Mon Dieux! Le Reboot!

The reason why we keep getting movie "reboots", "re-imaginings", or the like, is simple: origin stories are both predictable and comforting.

In an origin story, nine times out of ten we know -- or at least have a good idea -- what the end of the movie is going to look like. Tony Stark will be Iron Man. Mad Max will sail off into the sun set. Peter Parker will be Spider Man.

And it is this predictability that we find comforting. We enjoy the details of the road to our ending, and the twists provided in those details are not seriously damaging to the potential of the expected end result.

This even extends to virgin franchises, to movies set in universes we know nothing about. The origin story is about the protagonist discovering himself and his place in that universe, and we go along with that discovery. The discovery is itself an integral part of the story, and of the experience of enjoying that story.

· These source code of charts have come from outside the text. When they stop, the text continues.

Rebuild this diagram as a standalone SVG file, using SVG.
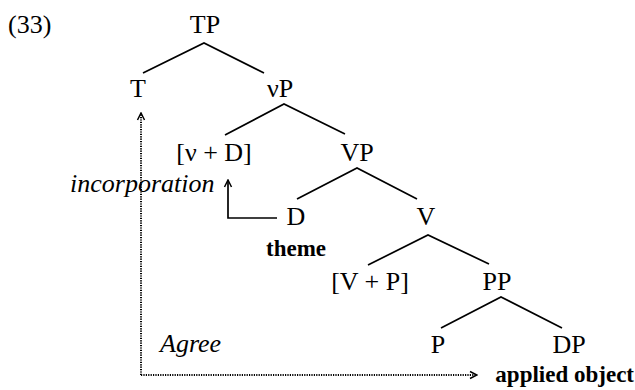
<svg xmlns="http://www.w3.org/2000/svg" width="635" height="390" viewBox="0 0 635 390">
<style>
text{font-family:"Liberation Serif","Times New Roman",serif;fill:#000}
.n{font-size:26px;text-anchor:middle}
.i{font-size:26px;font-style:italic}
.b{font-size:23px;font-weight:bold}
.br{fill:none;stroke:#000;stroke-width:1.7;stroke-linecap:butt}
.mv{fill:none;stroke:#000;stroke-width:1.7}
.dot{fill:none;stroke:#000;stroke-width:2;stroke-dasharray:1.2 1.2}
</style>
<defs>
<marker id="chev" viewBox="0 0 10 10" refX="9" refY="5" markerWidth="10" markerHeight="10" markerUnits="userSpaceOnUse" orient="auto">
<path d="M2,1.5 L9,5 L2,8.5" fill="none" stroke="#000" stroke-width="1.5"/>
</marker>
</defs>
<text x="8" y="33" style="font-size:26px">(33)</text>
<g id="connectors">
<path class="br" d="M143,73 L204,43 L264,73"/>
<path class="br" d="M225,135 L284,104 L345,134"/>
<path class="br" d="M297,199 L357,168 L417,199"/>
<path class="br" d="M368,265 L428,235 L489,264"/>
<path class="br" d="M441,328 L501,297 L562,328"/>
<path class="mv" d="M277,218 H228 V180" marker-end="url(#chev)"/>
<path class="dot" d="M141,375 V113" marker-end="url(#chev)"/>
<path class="dot" d="M141,375 H477" marker-end="url(#chev)"/>
</g>
<g id="TP"><text class="n" x="205" y="33">TP</text></g>
<g id="T"><text class="n" x="138" y="97">T</text></g>
<g id="vP"><text class="n" x="280" y="97">νP</text></g>
<g id="vD"><text class="n" x="214" y="161">[ν + D]</text></g>
<g id="VP"><text class="n" x="357" y="161">VP</text></g>
<g id="D"><text class="n" x="296" y="225">D</text><text class="b" x="296" y="256" text-anchor="middle">theme</text></g>
<g id="V"><text class="n" x="426" y="225">V</text></g>
<g id="VPc"><text class="n" x="370" y="290">[V + P]</text></g>
<g id="PP"><text class="n" x="497" y="290">PP</text></g>
<g id="P"><text class="n" x="438" y="353">P</text></g>
<g id="DP"><text class="n" x="569" y="353">DP</text></g>
<g id="labels">
<text class="i" x="70" y="192">incorporation</text>
<text class="i" x="160" y="352">Agree</text>
<text class="b" x="634" y="382" text-anchor="end">applied object</text>
</g>
</svg>
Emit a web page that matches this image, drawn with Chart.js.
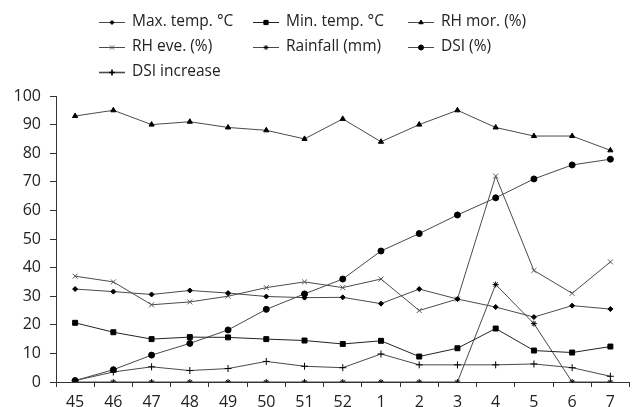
<!DOCTYPE html>
<html>
<head>
<meta charset="utf-8">
<script src="https://cdn.jsdelivr.net/npm/chart.js@4/dist/chart.umd.min.js"></script>
<style>
	html, body { margin: 0; padding: 0; background: #fff; }
	#wrap { position: relative; width: 634px; height: 407px; }
</style>
</head>
<body>
<div id="wrap"><canvas id="chart"></canvas></div>
<script>
// ============= Data =============

const weeks = ["45", "46", "47", "48", "49", "50", "51", "52", "1", "2", "3", "4", "5", "6", "7"];

const maxTemp     = [32.5, 31.6, 30.6, 32.0, 31.1, 29.9, 29.5, 29.6, 27.4, 32.5, 29.0, 26.2, 22.7, 26.7, 25.5];
const minTemp     = [20.7, 17.4, 15.0, 15.7, 15.6, 15.0, 14.5, 13.3, 14.4, 8.9, 11.8, 18.7, 11.0, 10.3, 12.4];
const rhMorning   = [93, 95, 90, 91, 89, 88, 85, 92, 84, 90, 95, 89, 86, 86, 81];
const rhEvening   = [37, 35, 27, 28, 30, 33, 35, 33, 36, 25, 29, 72, 39, 31, 42];
const rainfall    = [0, 0, 0, 0, 0, 0, 0, 0, 0, 0, 0, 34.1, 20.4, 0, 0];
const dsi         = [0.5, 4.3, 9.4, 13.5, 18.2, 25.4, 30.8, 36.0, 45.8, 51.9, 58.4, 64.4, 71.0, 75.9, 77.9];
const dsiIncrease = [0.5, 3.5, 5.3, 4.0, 4.7, 7.2, 5.5, 5.0, 9.8, 6.0, 6.0, 6.0, 6.3, 5.0, 2.0];

const yTicks = [0, 10, 20, 30, 40, 50, 60, 70, 80, 90, 100];

const FONT = "'Open Sans', Lato, sans-serif";
const INK = "#222";
const LINE = "#4a4a4a";

// ============= Utility =============

function series(label, data, pointStyle, radius, extra)
{
	return Object.assign({
		label,
		data,
		pointStyle,
		pointRadius: radius,
		pointHoverRadius: radius,
		borderColor: LINE,
		borderWidth: 1,
		pointBackgroundColor: "#000",
		pointBorderColor: "#000",
		pointBorderWidth: 1,
		tension: 0,
		fill: false
	}, extra || {});
}

// legend laid out as a 3-column grid above the plot
const legendGrid = {
	id: "legendGrid",
	afterDraw(chart)
	{
		const ctx = chart.ctx;
		const cols = [99, 253, 408];
		const rows = [22, 47, 72];

		ctx.save();
		ctx.font = "15.5px " + FONT;
		ctx.textBaseline = "middle";

		chart.data.datasets.forEach((ds, i) =>
		{
			const x = cols[i % 3];
			const y = rows[Math.floor(i / 3)];

			ctx.strokeStyle = ds.borderColor;
			ctx.lineWidth = i === 6 ? 1.6 : 1;
			ctx.beginPath();
			ctx.moveTo(x, y + 0.5);
			ctx.lineTo(x + 26, y + 0.5);
			ctx.stroke();

			ctx.fillStyle = ds.pointBackgroundColor;
			ctx.strokeStyle = ds.pointBorderColor;
			Chart.helpers.drawPoint(ctx, {
				pointStyle: ds.pointStyle,
				radius: Math.max(ds.pointRadius - 0.5, 2),
				rotation: 0,
				borderWidth: 1
			}, x + 13, y + 0.5);

			ctx.fillStyle = INK;
			ctx.fillText(ds.label, x + 33, y);
		});

		ctx.restore();
	}
};

// ============= Chart =============

new Chart(document.getElementById("chart"), {
	type: "line",
	data: {
		labels: weeks,
		datasets: [
			series("Max. temp. °C", maxTemp, "rectRot", 2.5),
			series("Min. temp. °C", minTemp, "rect", 3.5, { borderColor: "#222" }),
			series("RH mor. (%)", rhMorning, "triangle", 3),
			series("RH eve. (%)", rhEvening, "crossRot", 3.5, { pointBorderColor: "#555" }),
			series("Rainfall (mm)", rainfall, "star", 3),
			series("DSI (%)", dsi, "circle", 3),
			series("DSI increase", dsiIncrease, "cross", 3.5)
		]
	},
	options: {
		responsive: true,
		maintainAspectRatio: false,
		animation: false,
		layout: { padding: { top: 96, right: 1, left: 0, bottom: 0 } },
		plugins: { legend: { display: false }, tooltip: { enabled: false } },
		scales: {
			x: {
				offset: true,
				grid: { drawOnChartArea: false, drawTicks: true, tickLength: 5, color: "#333", offset: true },
				border: { display: true, color: "#333" },
				ticks: { color: INK, font: { family: FONT, size: 16 }, padding: 6, maxRotation: 0, autoSkip: false },
				afterFit(scale) { scale.height = 25; }
			},
			y: {
				min: 0,
				max: 100,
				afterBuildTicks(scale) { scale.ticks = yTicks.map(v => ({ value: v })); },
				grid: { drawOnChartArea: false, drawTicks: true, tickLength: 6, color: "#333" },
				border: { display: true, color: "#333" },
				ticks: { color: INK, font: { family: FONT, size: 16 }, padding: 9 },
				afterFit(scale) { scale.width = 56; }
			}
		}
	},
	plugins: [legendGrid]
});
</script>
</body>
</html>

The problem with a sequel is that for the most part the discovery is over. Tony Stark is Iron Man. There isn't really anything new to learn about him. The fact that we know this hero and this universe is itself a trap, because having discovered the universe, we run the risk of not discovering anything worth the time during this second trip through it.

The result of this is one of two things. Firstly, the custodians of the franchise do provide something new for the audience to discover. Stark's poor (and poorly understood) relationship with his father. His father's relationship with the co-inventor of the arc reactor. I'm not saying that these things are themselves worthy items*, but that's what is presented.

The other, far more common result is that the custodians indulge in what I describe as "kicking their characters". They try to crank up the danger that the characters are in, they subject them to harsher trials, all in an attempt to keep the audience engaged. Think Spider-Man 3 with two or three enemy characters. There was so little actual content in the movie, the producers had to fill it with a second bad guy. The problem here is that this is not the trip that the audience signed up for. They wanted another comforting trip through a world of discovery, and constant, amplified peril is something completely different.

(This is also why many TV series "get bad" as they get older; once the majority of the discovery of the characters and universe is complete, cranking up the crisis level is left as a poor substitute.)

So. Based on this, I don't think we're going to see a drop off in the number of series reboots. The movie going public wants something predictable and comforting, and that's what Hollywood is going to give them.

* even though I personally think Iron Man 2 is one of the better movies in the Marvel pantheon.